Women to seize centre stage in Strasbourg

Series Title
Series Details 11/09/97, Volume 3, Number 32
Publication Date 11/09/1997
Content Type

Date: 11/09/1997

By Leyla Linton

THE violence and discrimination women face and their battle for equal opportunities with men in all areas of life are the subject of no fewer than four reports to be discussed by MEPs at their plenary session in Strasbourg next week.

Belgian Liberal MEP Mimi Kestelijn-Sierens said it was the first time for a long while that reports from the European Parliament's women's committee had been scheduled for the middle of the week, when attendance at the plenary session is high.

She said the committee's reports tended to have a “second-class” status, relegated to Fridays when many MEPs had already left Strasbourg.

Commenting on the European Commission's annual report on equal opportunities for women and men in the EU during 1996, Kestelijn-Sierens said it was “long on facts but short on analysis”.

She wanted to know, for example, why it might be that the number of unemployed men is higher than the number of women in Finland, Sweden and the UK.

She called for 'mainstreaming' - defined by the Council of Ministers as promoting the integration of equal opportunities for men and women into the process of preparing, implementing and monitoring all policies and activities of the EU and its member states - to be extended to include gender analysis which would assess policies for their differing impact on men and women.

“I do not think that gender-impact analysis would create an enormous amount of work,” she said, adding that not all legislation would need to undergo the process.

The Commission's view of mainstreaming is analysed by Greek Socialist MEP Angela Kokkola in a separate report.
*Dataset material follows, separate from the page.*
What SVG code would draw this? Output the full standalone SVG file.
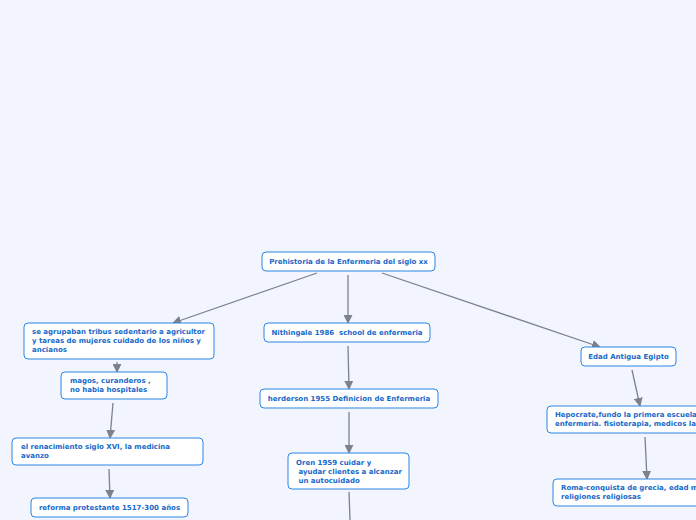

Kokkola said she expected equal opportunities to be a “specific issue” in all forthcoming directives and regulations, and suggested that the Commission should appoint a special official or create a service which would be responsible for coordinating and following up mainstreaming.

In her report, Kestelijn-Sierens also highlights the fact that only 22&percent; of women are aware that national legislation exists on equal opportunities, according to a recent Eurobarometer poll. She argues that this should have been given more emphasis in the Commission's annual report, which should have suggested ways of tackling the problem.

Temporary quotas to encourage a critical mass of women into decision-making positions should be considered, she suggests, adding: “Nordic countries have programmes to assimilate women into decision-making and that has positive results.”

The Belgian MEP is also concerned about what she describes as the “glaring omission” from the Commission's report of the question of violence against women.

That issue is taken up by Swedish Green MEP Marianne Eriksson in a report which calls for an EU-wide campaign for zero tolerance of violence against women.

Eriksson argues that 1999 should be designated as the European Year Against Violence Against Women, with the Commission proposing a dedicated budget-line for related activities. Her strongly worded report includes the subjects of sexual violence - which she suggests should be rephrased “men's violence against women” - prostitution, pornography and rape.

In her analysis of domestic violence, Eriksson says: “Her own home is the most dangerous place a woman can stay. More violence takes place within four walls of home than can be imagined.”

She quotes statistics showing that one-third of German women have suffered domestic violence at some point in their lives and estimates that, in Sweden, a women is killed every ten days as a result of domestic violence.

The fourth report to be debated by the full Parliament next Tuesday (16 September), drafted by German Christian Democrat MEP Marlene Lenz, calls for a fight against sexist stereotypes in advertising, although she acknowledges it is difficult even for women to agree on what constitute positive and negative images of their gender.